- Born: Monica Astrid Stensdotter 20 May 1939 Hedvig Eleonora and Oscar Parish
- Died: 2 July 2020 (aged 81) Kalmar domkyrkodistrikt
- Education: Konstfack,
- Occupations: Designer, fashion designer, glass artist, jewelry designer
- Spouse: Adam Backström
- Partner: Erik Höglund
- Children: Erika Höglund
- Mother: Astrid Sampe
- [edit on Wikidata]

= Monica Backström =

Swedish glass artist and designer (1939–2020)
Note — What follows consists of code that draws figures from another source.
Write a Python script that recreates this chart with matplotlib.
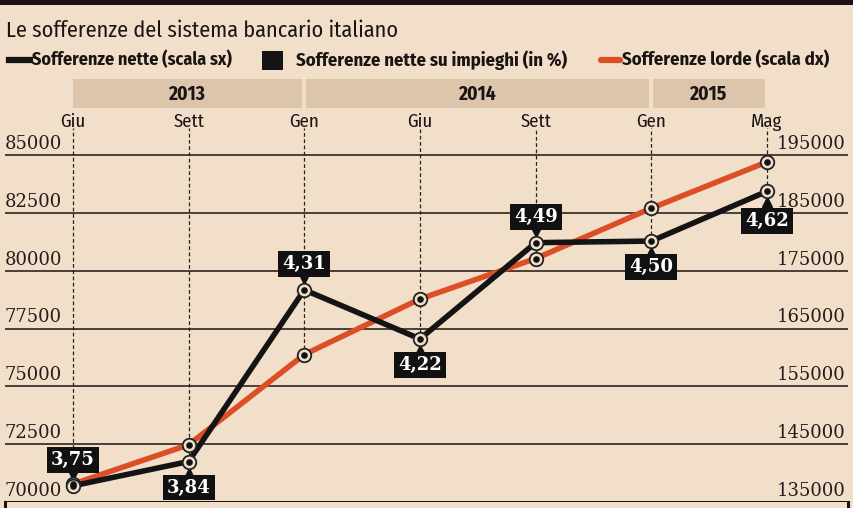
import matplotlib
matplotlib.use("Agg")
import matplotlib.pyplot as plt
from matplotlib.patches import Rectangle
from matplotlib.transforms import offset_copy

# data
months = ["Giu", "Sett", "Gen", "Giu", "Sett", "Gen", "Mag"]
years = ["2013", "2014", "2015"]
year_spans = [(0, 2), (2, 5), (5, 6)]  # month index ranges covered by each year band
nette = [70700, 71750, 79170, 77050, 81210, 81280, 83430]          # scala sx
lorde = [138100, 144900, 160500, 170100, 177100, 185800, 193800]   # scala dx
pct = ["3,75", "3,84", "4,31", "4,22", "4,49", "4,50", "4,62"]
pct_above = [True, False, True, False, True, False, False]
left_ticks = [70000, 72500, 75000, 77500, 80000, 82500, 85000]
right_ticks = [135000, 145000, 155000, 165000, 175000, 185000, 195000]

BG = "#f2dfca"
BAND = "#dcc5aa"
ORANGE = "#dc4f26"
GRID = "#3b3331"
COND = ["Fira Sans Condensed", "Barlow Condensed", "DejaVu Sans"]
SERIF = ["DejaVu Serif"]

W, H = 854, 508
fig = plt.figure(figsize=(W / 100, H / 100), dpi=100, facecolor=BG)


def fx(px):
    return px / W


def fy(py):
    return 1 - py / H


# axes: x index 0..6 at px 73..767, left scale 70000..85000 at px 502..155
ax = fig.add_axes([fx(5), fy(502), fx(843), 374 / H])
ax.set_facecolor("none")
step_x = (767 - 73) / 6
step_y = (502 - 155) / 6
ax.set_xlim(-(73 - 5) / step_x, 6 + (848 - 767) / step_x)
ax.set_ylim(70000, 70000 + 2500 * 374 / step_y)
for s in ax.spines.values():
    s.set_visible(False)
ax.set_xticks([])
ax.set_yticks([])


def to_left(v):
    return (v - 135000) / 4 + 70000


xs = list(range(len(months)))
lorde_l = [to_left(v) for v in lorde]

# gridlines
for t in left_ticks[1:]:
    ax.axhline(t, color=GRID, lw=1.3, zorder=1)
ax.axhline(70000, color="#1a1414", lw=2.2, zorder=1)
ax.plot([ax.get_xlim()[0]] * 2, [70000, 69000], color="#1a1414", lw=2.2, clip_on=False)
ax.plot([ax.get_xlim()[1]] * 2, [70000, 69000], color="#1a1414", lw=2.2, clip_on=False)

# dashed month guides
ytop = ax.get_ylim()[1]
for i in xs:
    ax.plot([i, i], [min(nette[i], lorde_l[i]), ytop], color="#222", lw=0.9,
            ls=(0, (3, 2)), zorder=2)

# lines
ax.plot(xs, lorde_l, color=ORANGE, lw=4, zorder=3, solid_capstyle="round")
ax.plot(xs, nette, color="#141414", lw=4, zorder=4, solid_capstyle="round")

# bullseye markers
for ys in (lorde_l, nette):
    ax.scatter(xs, ys, s=95, facecolor=BG, edgecolor="#222", linewidth=1.3, zorder=6)
    ax.scatter(xs, ys, s=14, color="#111", zorder=7)

# value boxes
for i in xs:
    up = pct_above[i]
    off = 26 if i < 6 else 30
    ax.annotate(pct[i], (i, nette[i]), xytext=(0, (off if up else -off) * 0.72),
                textcoords="offset points", ha="center", va="center",
                color="white", fontsize=13, family=SERIF, fontweight="bold",
                bbox=dict(boxstyle="square,pad=0.22", fc="#111", ec="none"), zorder=8)
    tr = offset_copy(ax.transData, fig=fig, x=0, y=(11 if up else -11), units="dots")
    ax.plot(i, nette[i], marker="v" if up else "^", ms=7, color="#111",
            transform=tr, zorder=5)

# axis labels, sitting above their gridlines
for lt, rt in zip(left_ticks, right_ticks):
    y_px = 502 - (lt - 70000) / 2500 * step_y
    fig.text(fx(62), fy(y_px - 11), str(lt), ha="right", va="center",
             fontsize=13, family=SERIF, color="#231c1c")
    fig.text(fx(846), fy(y_px - 11), str(rt), ha="right", va="center",
             fontsize=13, family=SERIF, color="#231c1c")

# month labels and year bands
for i, m in enumerate(months):
    fig.text(fx(73 + i * step_x), fy(122), m, ha="center", va="center",
             fontsize=13.5, family=COND, color="#1a1414")
for yr, (a, b) in zip(years, year_spans):
    x0 = 73 + a * step_x + (2 if a > 0 else 0)
    x1 = 73 + b * step_x - 2
    fig.patches.append(Rectangle((fx(x0), fy(108)), fx(x1 - x0), 29 / H,
                                 transform=fig.transFigure, fc=BAND, ec="none"))
    fig.text(fx((x0 + x1) / 2), fy(94), yr, ha="center", va="center",
             fontsize=14, family=COND, fontweight="bold", color="#1a1414")

# top bar, title, legend
fig.patches.append(Rectangle((0, fy(5)), 1, 5 / H, transform=fig.transFigure,
                             fc="#1a1414", ec="none"))
fig.text(fx(6), fy(31), "Le sofferenze del sistema bancario italiano", ha="left",
         va="center", fontsize=16, family=COND, color="#1a1414")
fig.lines.append(plt.Line2D([fx(9), fx(30)], [fy(60)] * 2, transform=fig.transFigure,
                            color="#141414", lw=4.5))
fig.text(fx(32), fy(60), "Sofferenze nette (scala sx)", ha="left", va="center",
         fontsize=13, family=COND, fontweight="bold", color="#1a1414")
fig.patches.append(Rectangle((fx(262), fy(70)), fx(21), 19 / H,
                             transform=fig.transFigure, fc="#141414", ec="none"))
fig.text(fx(296), fy(60), "Sofferenze nette su impieghi (in %)", ha="left",
         va="center", fontsize=13.4, family=COND, fontweight="bold", color="#1a1414")
fig.lines.append(plt.Line2D([fx(601), fx(620)], [fy(60)] * 2, transform=fig.transFigure,
                            color=ORANGE, lw=4.5, solid_capstyle="round"))
fig.text(fx(622), fy(60), "Sofferenze lorde (scala dx)", ha="left", va="center",
         fontsize=13.4, family=COND, fontweight="bold", color="#1a1414")

fig.savefig("out.png", dpi=100, facecolor=BG)
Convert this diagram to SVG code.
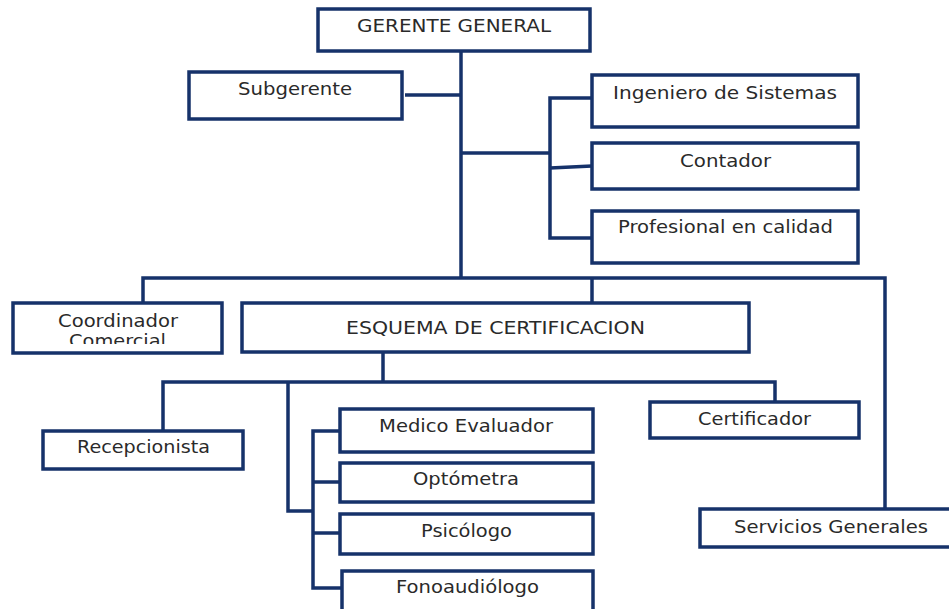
<svg xmlns="http://www.w3.org/2000/svg" width="949" height="609" viewBox="0 0 949 609">
<defs>
<style>
.box{fill:#fff;stroke:#16326a;stroke-width:3.5}
.ln{fill:none;stroke:#16326a;stroke-width:3.5;stroke-linejoin:miter}
.t{font-family:"DejaVu Sans",Verdana,sans-serif;font-size:17px;fill:#2a2a2a}
</style>
<clipPath id="ccClip"><rect x="12" y="303" width="210" height="41"/></clipPath>
</defs>
<rect width="949" height="609" fill="#fff"/>
<g id="connectors">
<polyline class="ln" points="461,51 461,278"/>
<polyline class="ln" points="405,95 461,95"/>
<polyline class="ln" points="461,153 550,153"/>
<polyline class="ln" points="592,98 550,98 550,238 592,238"/>
<polyline class="ln" points="550,168 592,166"/>
<polyline class="ln" points="143,303 143,278 885,278 885,509"/>
<polyline class="ln" points="592,278 592,303"/>
<polyline class="ln" points="383,353 383,382"/>
<polyline class="ln" points="163,431 163,382 775,382 775,402"/>
<polyline class="ln" points="288,382 288,511 313,511"/>
<polyline class="ln" points="340,431 313,431 313,588 342,588"/>
<polyline class="ln" points="313,482 340,482"/>
<polyline class="ln" points="313,533 340,533"/>
</g>
<g id="gerente"><rect class="box" x="318" y="9" width="272" height="42"/><text class="t" x="357" y="32" textLength="194" lengthAdjust="spacingAndGlyphs">GERENTE GENERAL</text></g>
<g id="subgerente"><rect class="box" x="189" y="72" width="213" height="47"/><text class="t" x="238" y="95" textLength="114" lengthAdjust="spacingAndGlyphs">Subgerente</text></g>
<g id="ingeniero"><rect class="box" x="592" y="75" width="266" height="52"/><text class="t" x="613" y="99" textLength="224" lengthAdjust="spacingAndGlyphs">Ingeniero de Sistemas</text></g>
<g id="contador"><rect class="box" x="592" y="143" width="266" height="46"/><text class="t" x="680" y="167" textLength="91" lengthAdjust="spacingAndGlyphs">Contador</text></g>
<g id="profesional"><rect class="box" x="592" y="211" width="266" height="52"/><text class="t" x="618" y="233" textLength="215" lengthAdjust="spacingAndGlyphs">Profesional en calidad</text></g>
<g id="coordinador"><rect class="box" x="13" y="303" width="209" height="50"/><text class="t" x="58" y="327" textLength="120" lengthAdjust="spacingAndGlyphs">Coordinador</text><text class="t" x="69" y="347" textLength="97" lengthAdjust="spacingAndGlyphs" clip-path="url(#ccClip)">Comercial</text></g>
<g id="esquema"><rect class="box" x="242" y="303" width="507" height="49"/><text class="t" x="346" y="334" textLength="299" lengthAdjust="spacingAndGlyphs">ESQUEMA DE CERTIFICACION</text></g>
<g id="recepcionista"><rect class="box" x="43" y="431" width="200" height="38"/><text class="t" x="77" y="453" textLength="133" lengthAdjust="spacingAndGlyphs">Recepcionista</text></g>
<g id="medico"><rect class="box" x="340" y="409" width="253" height="43"/><text class="t" x="379" y="432" textLength="174" lengthAdjust="spacingAndGlyphs">Medico Evaluador</text></g>
<g id="optometra"><rect class="box" x="340" y="463" width="253" height="39"/><text class="t" x="413" y="485" textLength="106" lengthAdjust="spacingAndGlyphs">Optómetra</text></g>
<g id="psicologo"><rect class="box" x="340" y="514" width="253" height="40"/><text class="t" x="421" y="537" textLength="91" lengthAdjust="spacingAndGlyphs">Psicólogo</text></g>
<g id="fonoaudiologo"><rect class="box" x="342" y="571" width="251" height="44"/><text class="t" x="396" y="593" textLength="143" lengthAdjust="spacingAndGlyphs">Fonoaudiólogo</text></g>
<g id="certificador"><rect class="box" x="650" y="402" width="209" height="36"/><text class="t" x="698" y="425" textLength="113" lengthAdjust="spacingAndGlyphs">Certificador</text></g>
<g id="servicios"><rect class="box" x="700" y="509" width="255" height="38"/><text class="t" x="734" y="533" textLength="194" lengthAdjust="spacingAndGlyphs">Servicios Generales</text></g>
</svg>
Monica Astrid Stensdotter Backström (20 May 1939 – 2 July 2020) was a Swedish artist and designer. She is known primarily for her works in glass.

== Life and work ==
Backström was the daughter of textile designer Astrid Sampe and Sten Hultberg, who worked in advertising and then started a textile business. She studied at the Konstfack and Högre konstindustriella skolan from 1959 to 1964.

In 1965 she won a competition that was arranged for the 100th anniversary of Kosta Glasbruk (a Swedish glassworks now known as Kosta Boda), which led to her employment as a glass designer at the company. She went on to work for Kosta for forty years. In the late 1960s and 1970s, she also designed, clothing, jewellery, furniture, and household objects, made public artworks, and collaborated with artists and designers such as Erik Höglund, Ulrica Hydman Vallien, Bertil Vallien, Ann Wolff, and Göran Wärff.

In Scandinavia, her work has been exhibited at or is held in the Kalmar Art Museum, Nationalmuseum, and the Röhsska Museum amongst other galleries and institutions; elsewhere in Europe, pieces by Backström are in the collection of the Victoria and Albert Museum in London, Museum Boijmans Van Beuningen and the Stedelijk Museum in the Netherlands; as well as in collections in the United States and Japan.

== Personal life ==
She was married to the architect Adam Backström from 1961 to 1965. Their marriage ended in divorce. From 1968 to 1972 she lived with the artist Erik Höglund, with whom she had a daughter, Erika Höglund (born 1971), who is also an artist.